When has that happened before? Tony Blair might have admired George W Bush, but no one else in the Labour Party did. Bill Clinton mistrusted John Major, and Margaret Thatcher was mightily relieved when her soulmate Ronald Reagan beat Jimmy Carter in 1980.

This time, though, a whole bunch of Tories – you could call them Oberons, as they backed both Obama and Cameron – went out to the States during the primaries wearing their Obama buttons. Afterwards Steve Hilton, Cameron's guru, flew to the Democrat Convention along with Matthew Hancock and Nick Boles, then working for Cameron and George Osborne, but now newly elected Conservative MPs. Boles was so enthused that he later paid out of his own pocket to travel to Obama's inauguration, got up at 5am and walked six hours in the freezing cold to get a crowd's-eye view.

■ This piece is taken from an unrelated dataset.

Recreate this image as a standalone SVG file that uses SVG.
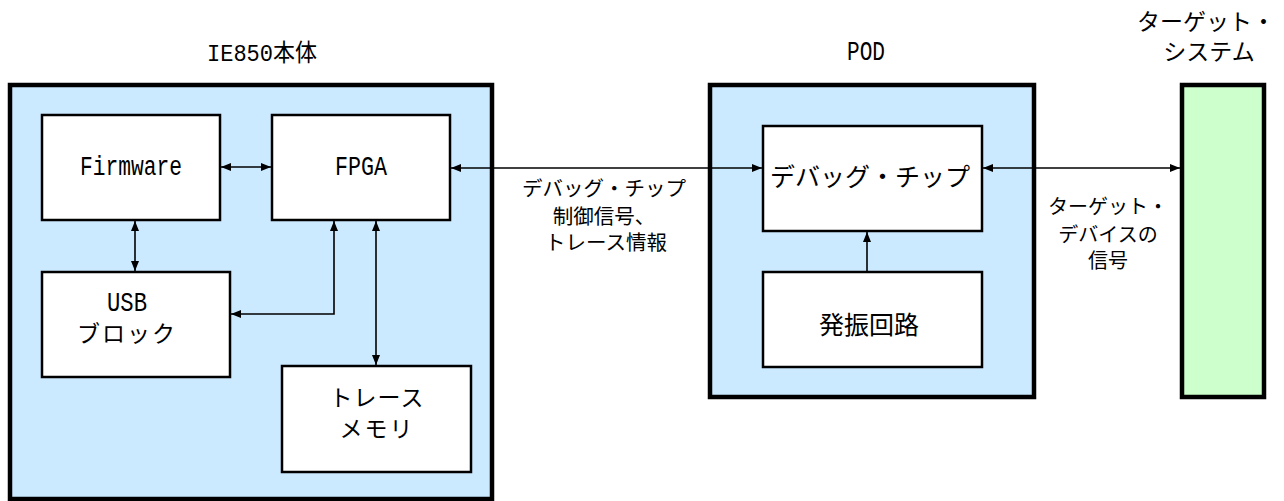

It was Osborne who brokered a deal to persuade Anita Dunn, Obama's ex-communications director, and Bill Knapp, who made TV ads for the Obama campaign, to work as advisers to Cameron in the run-up to the election. That was unprecedented: normally, Democrat aides come over to work for Labour and Republicans for the Tories.

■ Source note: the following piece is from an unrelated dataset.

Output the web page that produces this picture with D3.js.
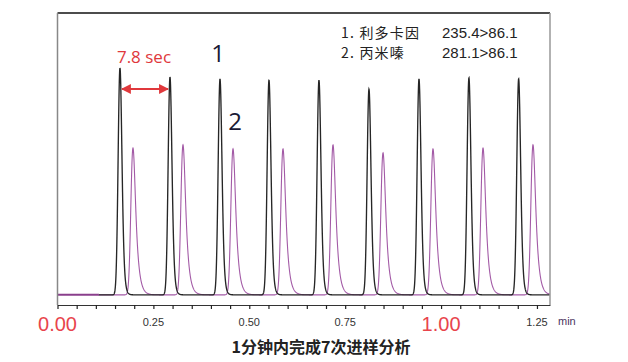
<!DOCTYPE html>
<html><head><meta charset="utf-8">
<script src="https://cdn.jsdelivr.net/npm/d3@7/dist/d3.min.js"></script>
<style>body{margin:0;background:#fff}svg{display:block}</style>
</head><body>
<svg id="c" width="628" height="362"></svg>
<script>
// ---- data ----
const peak1Times   = [0.1629, 0.2933, 0.4237, 0.5514, 0.6817, 0.8121, 0.9425, 1.0727, 1.2023]; // min
const peak1Heights = [80.5, 77.3, 76.6, 76.2, 76.2, 73.0, 76.6, 77.0, 76.6];
const peak2Times   = [0.1968, 0.3272, 0.4576, 0.5879, 0.7183, 0.8487, 0.9790, 1.1094, 1.2397];
const peak2Heights = [52.1, 53.2, 51.8, 51.8, 53.2, 50.4, 51.8, 52.1, 53.2];
const tickValues   = d3.range(0, 26).map(i => +(i * 0.05).toFixed(2));
const tickLabels   = [0, 0.25, 0.5, 0.75, 1.0, 1.25];
const bigLabels    = [0, 1.0];
const legendNames  = ["1. 利多卡因", "2. 丙米嗪"];
const legendMRM    = ["235.4>86.1", "281.1>86.1"];
const intervalText = "7.8 sec";
const title        = "1分钟内完成7次进样分析";

const svg = d3.select("#c");
const L = 57.5, R = 550, T = 13, B = 305;
const x = d3.scaleLinear().domain([0, 1.284]).range([L, R]);
const y = d3.scaleLinear().domain([-3.6, 100]).range([B, T]);

// erfc approximation
function erfc(z){
  const t = 1/(1+0.5*Math.abs(z));
  const r = t*Math.exp(-z*z-1.26551223+t*(1.00002368+t*(0.37409196+t*(0.09678418+t*(-0.18628806+t*(0.27886807+t*(-1.13520398+t*(1.48851587+t*(-0.82215223+t*0.17087277)))))))));
  return z>=0 ? r : 2-r;
}
function emg(dt, s, tau){
  return Math.exp(s*s/(2*tau*tau) - dt/tau) * erfc((s/tau - dt/s)/Math.SQRT2) / 2;
}
function makeShape(s, tau){
  let best = 0, off = 0;
  for (let d = -0.02; d <= 0.03; d += 0.00005){ const v = emg(d, s, tau); if (v > best){best = v; off = d;} }
  return dt => { const d = dt + off; if (d < -0.06 || d > 0.12) return 0; return emg(d, s, tau)/best; };
}
const shape1 = makeShape(0.0043, 0.0035);
const shape2 = makeShape(0.0045, 0.0075);

const ts = d3.range(0, 1.284, 0.0004);
const trace = (times, heights, shape) => ts.map(t => {
  let v = 0;
  times.forEach((m, i) => { v += heights[i] * shape(t - m); });
  return [t, v];
});
const tr1 = trace(peak1Times, peak1Heights, shape1);
const tr2 = trace(peak2Times, peak2Heights, shape2);

const line = d3.line().x(d => x(d[0])).y(d => y(d[1]));
const startT = 0.107;

svg.append("path").datum(tr2.filter(d => d[0] >= startT)).attr("d", line)
  .attr("fill", "none").attr("stroke", "#a35aa6").attr("stroke-width", 1.1);
svg.append("path").datum(tr1.filter(d => d[0] >= startT)).attr("d", line)
  .attr("fill", "none").attr("stroke", "#262626").attr("stroke-width", 1.35);
svg.append("path").datum(tr2.filter(d => d[0] <= startT + 0.001)).attr("d", line)
  .attr("fill", "none").attr("stroke", "#8a3f8c").attr("stroke-width", 2);

// frame
svg.append("line").attr("x1", L).attr("x2", R).attr("y1", T).attr("y2", T).attr("stroke", "#111").attr("stroke-width", 1.5);
svg.append("line").attr("x1", L).attr("x2", L).attr("y1", T).attr("y2", B).attr("stroke", "#888").attr("stroke-width", 1.5);
svg.append("line").attr("x1", R).attr("x2", R).attr("y1", T).attr("y2", B).attr("stroke", "#999").attr("stroke-width", 1.5);

// axis
const ax = svg.append("g").attr("transform", `translate(0,${B})`)
  .call(d3.axisBottom(x).tickValues(tickValues).tickSize(4).tickSizeOuter(0).tickFormat(""));
ax.select(".domain").attr("stroke", "#333").attr("stroke-width", 1.2);
ax.selectAll(".tick line").attr("stroke", "#222").attr("stroke-width", 1.2);

svg.append("g").selectAll("text").data(tickLabels).join("text")
  .attr("x", d => x(d)).attr("y", d => bigLabels.includes(d) ? 331 : 325.5)
  .attr("text-anchor", "middle")
  .attr("font-family", "Liberation Sans, Arial, sans-serif")
  .attr("font-size", d => bigLabels.includes(d) ? 20 : 11)
  .attr("fill", d => bigLabels.includes(d) ? "#e8444c" : "#333")
  .text(d => d.toFixed(2));
svg.append("text").attr("x", 558).attr("y", 325).attr("font-family", "Liberation Sans, Arial, sans-serif")
  .attr("font-size", 11).attr("fill", "#4b3560").text("min");

svg.append("text").attr("x", 321).attr("y", 353).attr("text-anchor", "middle")
  .attr("font-family", "Noto Sans CJK SC, sans-serif").attr("font-weight", "bold")
  .attr("font-size", 16).attr("fill", "#222").text(title);

// legend
legendNames.forEach((n, i) => {
  svg.append("text").attr("x", 341).attr("y", 37.5 + i*20.5).attr("font-family", "Noto Sans CJK SC, sans-serif")
    .attr("font-size", 14).attr("letter-spacing", 1.2).attr("fill", "#222").text(n);
  svg.append("text").attr("x", 442).attr("y", 37.5 + i*20.5).attr("font-family", "Liberation Sans, Arial, sans-serif")
    .attr("font-size", 15).attr("fill", "#222").text(legendMRM[i]);
});

// peak labels
svg.append("text").attr("x", x(peak1Times[2]) - 2).attr("y", 62).attr("text-anchor", "middle")
  .attr("font-family", "Open Sans, sans-serif").attr("font-size", 24).attr("fill", "#1a1a35").text("1");
svg.append("text").attr("x", x(peak2Times[2]) + 2).attr("y", 130).attr("text-anchor", "middle")
  .attr("font-family", "Open Sans, sans-serif").attr("font-size", 24).attr("fill", "#1a1a35").text("2");

// interval arrow
const red = "#e0383c";
const defs = svg.append("defs");
defs.append("marker").attr("id", "ah").attr("viewBox", "0 0 10 10").attr("refX", 9).attr("refY", 5)
  .attr("markerWidth", 4.5).attr("markerHeight", 4.5).attr("orient", "auto-start-reverse")
  .append("path").attr("d", "M0,0L10,5L0,10z").attr("fill", red);
const ay = 89;
svg.append("line").attr("x1", x(peak1Times[0]) + 2).attr("x2", x(peak1Times[1]) - 2)
  .attr("y1", ay).attr("y2", ay).attr("stroke", red).attr("stroke-width", 2.2)
  .attr("marker-start", "url(#ah)").attr("marker-end", "url(#ah)");
svg.append("text").attr("x", (x(peak1Times[0]) + x(peak1Times[1]))/2 - 1).attr("y", 63).attr("text-anchor", "middle")
  .attr("font-family", "Open Sans, sans-serif").attr("font-size", 17).attr("fill", red).text(intervalText);
</script>
</body></html>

Of course, with the rapid waning of Obama's popularity, it is the 2008 version that these British Tories adore: the inspirational, election-winning candidate, rather than the flagging-in-the-polls, hated-by-half-the-country President. And with austerity and hard grind being today's political watchwords, the Conservatives can no longer expect to be sprinkled with the old "hopey-changey" stardust.

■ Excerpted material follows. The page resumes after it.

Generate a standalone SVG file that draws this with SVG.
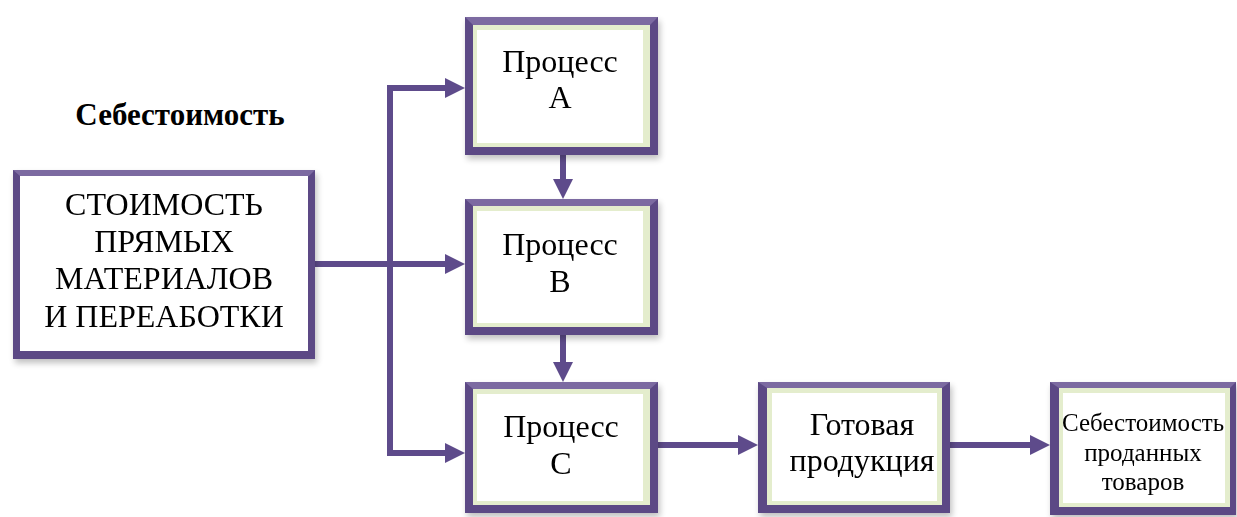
<svg xmlns="http://www.w3.org/2000/svg" width="1237" height="517" viewBox="0 0 1237 517">
<style>
text{font-family:'Liberation Serif','Times New Roman','DejaVu Serif',serif;fill:#000;text-anchor:middle}
.big{font-size:32px}
.sm{font-size:25px}
.title{font-size:31px;font-weight:bold}
.con{fill:none;stroke:#5e4b8b;stroke-width:6;stroke-linejoin:miter}
.outer{fill:#5c4985}
.topb{fill:#7b6aa1}
.green{fill:#e4edcd}
.white{fill:#fff}
</style>
<defs>
<marker id="ah" markerUnits="userSpaceOnUse" markerWidth="20" markerHeight="20" refX="14" refY="10" orient="auto">
<path d="M0,0 L20,10 L0,20 z" fill="#5e4b8b"/>
</marker>
<filter id="sh" x="-5%" y="-5%" width="115%" height="120%">
<feGaussianBlur in="SourceAlpha" stdDeviation="3"/>
<feOffset dx="2" dy="4"/>
<feComponentTransfer><feFuncA type="linear" slope="0.25"/></feComponentTransfer>
<feMerge><feMergeNode/><feMergeNode in="SourceGraphic"/></feMerge>
</filter>
</defs>
<rect width="1237" height="517" fill="#fff"/>

<g id="title">
<text class="title" font-family="Liberation Serif" x="180" y="125">Себестоимость</text>
</g>

<g id="connectors">
<path class="con" d="M387,88 H459" marker-end="url(#ah)"/>
<path class="con" d="M390,85 V453 H459" marker-end="url(#ah)"/>
<path class="con" d="M315,264 H459" marker-end="url(#ah)"/>
<path class="con" d="M563,155 V193" marker-end="url(#ah)"/>
<path class="con" d="M563,335 V376" marker-end="url(#ah)"/>
<path class="con" d="M658,445 H752" marker-end="url(#ah)"/>
<path class="con" d="M950,445 H1044" marker-end="url(#ah)"/>
</g>

<g id="node-costs" filter="url(#sh)">
<rect class="outer" x="13" y="170" width="302" height="189"/>
<polygon class="topb" points="13,170 315,170 309,176 20,176"/>
<rect class="white" x="20" y="176" width="288" height="175"/>
<text class="big" font-family="Liberation Serif" x="164" y="215">СТОИМОСТЬ</text>
<text class="big" font-family="Liberation Serif" x="164" y="252">ПРЯМЫХ</text>
<text class="big" font-family="Liberation Serif" x="164" y="289">МАТЕРИАЛОВ</text>
<text class="big" font-family="Liberation Serif" x="164" y="327">И ПЕРЕАБОТКИ</text>
</g>

<g id="node-a" filter="url(#sh)">
<rect class="outer" x="465" y="17" width="193" height="138"/>
<polygon class="topb" points="465,17 658,17 650,25 473,25"/>
<rect class="green" x="473" y="25" width="177" height="122"/>
<rect class="white" x="477" y="30" width="166" height="113"/>
<text class="big" font-family="Liberation Serif" x="560" y="72">Процесс</text>
<text class="big" font-family="Liberation Serif" x="560" y="108">А</text>
</g>

<g id="node-b" filter="url(#sh)">
<rect class="outer" x="465" y="199" width="193" height="136"/>
<polygon class="topb" points="465,199 658,199 650,206 473,206"/>
<rect class="green" x="473" y="206" width="177" height="121"/>
<rect class="white" x="477" y="211" width="166" height="112"/>
<text class="big" font-family="Liberation Serif" x="560" y="255">Процесс</text>
<text class="big" font-family="Liberation Serif" x="560" y="292">В</text>
</g>

<g id="node-c" filter="url(#sh)">
<rect class="outer" x="465" y="382" width="193" height="131"/>
<polygon class="topb" points="465,382 658,382 650,389 473,389"/>
<rect class="green" x="473" y="389" width="177" height="116"/>
<rect class="white" x="477" y="394" width="166" height="107"/>
<text class="big" font-family="Liberation Serif" x="561" y="437">Процесс</text>
<text class="big" font-family="Liberation Serif" x="561" y="474">С</text>
</g>

<g id="node-finished" filter="url(#sh)">
<rect class="outer" x="758" y="382" width="192" height="131"/>
<polygon class="topb" points="758,382 950,382 942,388 767,388"/>
<rect class="green" x="767" y="388" width="175" height="117"/>
<rect class="white" x="772" y="393" width="165" height="108"/>
<text class="big" font-family="Liberation Serif" x="862" y="435">Готовая</text>
<text class="big" font-family="Liberation Serif" x="862" y="471">продукция</text>
</g>

<g id="node-cogs" filter="url(#sh)">
<rect class="outer" x="1050" y="382" width="186" height="133"/>
<polygon class="topb" points="1050,382 1236,382 1230,388 1059,388"/>
<rect class="green" x="1059" y="388" width="171" height="119"/>
<rect class="white" x="1063" y="393" width="162" height="110"/>
<text class="sm" font-family="Liberation Serif" x="1143" y="431">Себестоимость</text>
<text class="sm" font-family="Liberation Serif" x="1143" y="461">проданных</text>
<text class="sm" font-family="Liberation Serif" x="1143" y="490">товаров</text>
</g>
</svg>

But they still see Obama as intelligent, sophisticated, subtle and cool – in both senses of the word. And they are much happier with him than the alternative. It's not as if this Democrat President is particularly conservative. The problem lies with the Republicans. Since the election, the Tories around Cameron have watched with dismay as the Republicans have become more and more strident. As one top aide told me: "The Republican party is now heading down some of the roads that the Conservative party travelled and thank God we've managed to come back from."

And if Sarah Palin wins the 2012 nomination? Don't expect many Tories at the Republican Convention in Tampa.

I don't want to share my idols with the world

A year or two ago, my older daughter introduced me to a fabulous but obscure Mancunian band called I Am Kloot. I swiftly downloaded "Storm Warning", "Twist" and "Coincidence" on to my iPod. Then, this year, we went to see them at the small Queen's Head stage at Glastonbury, in the company of a couple of hundred people at most.

They were magical. John Bramwell, the singer and guitarist, has an elegiac voice, and his melodies are as haunting as their lyrics. But their small-scale, acoustic sound works best in intimate venues. Now their latest album, Sky at Night, has been nominated for the Mercury Prize. And, as a fan, I'm torn. Of course they deserve to win, but I don't want this delicious secret to be widely shared. What will it be next year? A slot on the Pyramid stage, when we'll only be able to see three small dots in the distance?

Meditation's no longer for special occasions

I'm a late convert to Twitter, having only signed up during the election campaign. It's a very good way of being kept abreast of political events. And yes, it is addictive – not necessarily Tweeting but reading other people's Tweets.

I do it at the bus stop, on the Tube, in the queue for the till, sometimes even in bed at night. And the result is that, by the end of the day, my head feels as if it's been filled by a flock of noisy starlings.

A lot has been written about the shortening of our concentration spans by endlessly toggling from email to Facebook to Twitter and back again. Not a lot, though, has been written about the frazzled over-stimulation it produces in our brains.

The only antidote, I have found, has been meditation. How annoying, though, to have to use meditation as a way of merely coming back down to normal, rather than inducing a properly profound sense of calm.